My wife and I started to go for long walks. We’d sit on the beach and watch the waves roll in, one after another in a ceaseless line. It felt good to just be –– to just pay witness to the waves rather than have them crashing over me day in and day out.
Instead of being completely focused on the future — where I wanted to be, what I wanted my company to look like, or whose career I wanted to emulate — I began working on being more present.
Eventually, I started to ease back into work, but I promised myself I’d do things differently. While I’m proud of what I’m building, my business isn’t me. I realized that if I deprioritize my humanity in favor of business results, neither I nor the company will flourish.
If I’m going to be a strong leader –– someone other aspiring entrepreneurs look up to –– I could no longer pretend, to myself or to my community, that grinding myself into the ground at the expense of my well-being is healthy. I had to be more mindful and intentional.
So, I made some fundamental changes.
I started thinking hard about my time and how I was spending it. It can take me 20 minutes to write a good email. Multiply that by the dozens of emails that request a response in a given day, and that’s my entire work day, done. Now, instead of writing a long email or jumping on a call, I’ll send a two-minute video recording.
I also abandoned the goal of getting my email inbox down to zero. I used to be obsessed with the idea of getting back to people almost immediately. But, with that mindset, my inbox wasn’t serving me — I was serving my inbox.
I’m horrible at email now, and that works for me. I have tons of filters set up so that only the most important emails are highlighted in my inbox. Everything else sits for at least a few days. And you know what? It’s fine.
My phone used to get a notification for every new sign-up or sale. Now, I’ve turned them all off. I stopped constantly checking my analytics and look just once a month. I review the data, send it to my advisors, and, for the most part, ignore the numbers for another 30 days.

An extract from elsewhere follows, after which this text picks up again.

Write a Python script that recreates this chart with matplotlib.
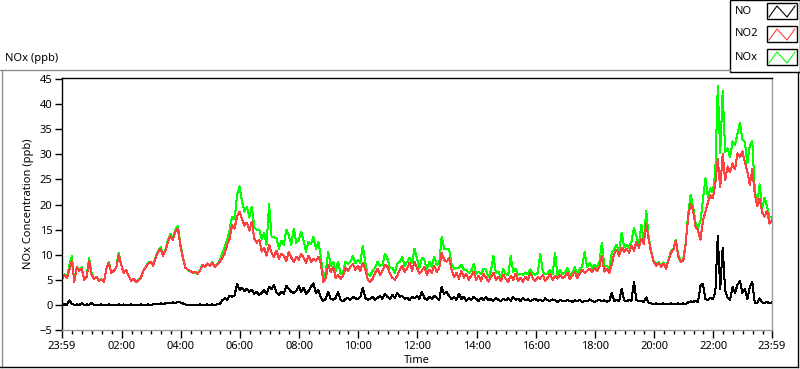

I also realized I do my best work between 10 a.m. and 2 p.m. So, I give myself big working blocks during those hours. And I schedule 90% of my meetings for Wednesdays.
Before taking time off, I was forever pelting my brain with multiple stimuli. If I was taking the dog for a walk, I was also listening to a podcast and scrolling through Twitter. If I was watching TV, I was also looking through my phone and responding to Slack messages. Now, I do one thing — maybe two — at any given time so I don’t deplete my attention battery.
I used to wake up in the middle of the night, reach for my phone, and start reading Twitter or scrolling through the news. Today, I keep my phone out of my bedroom at all times.
And as for social media? Well, I’m trying to show up as my full, authentic self there too.
As a professional, it’s hard to be genuine online. It’s tempting just to share the highlight reel. But being open about both the ups and the downs encourages everyone to be more authentic. It helps us feel less alone and reminds us that we’re much more than just the sum of our business results.
Today, 93% of independent creators report their line of work has negatively impacted their lives. And 89% want to do things very differently. I’m relieved to say I’m one of those creators who has started down a new path that works for me.
A few months ago, I had a call with someone in the Swipe Files community –– one of our most active members. They shared with me that Swipe Files gave them the opportunity to build friendships with other marketers and founders in a way they’d never done before. And it had come at just the right time: They’d been struggling with some serious mental health issues before finding our community.
Hearing their story made me realize just how important community is, and how excited I am to keep building one.
We need one another. And in order to keep creating those crucial connections, we first need to make sure we’re doing right by ourselves.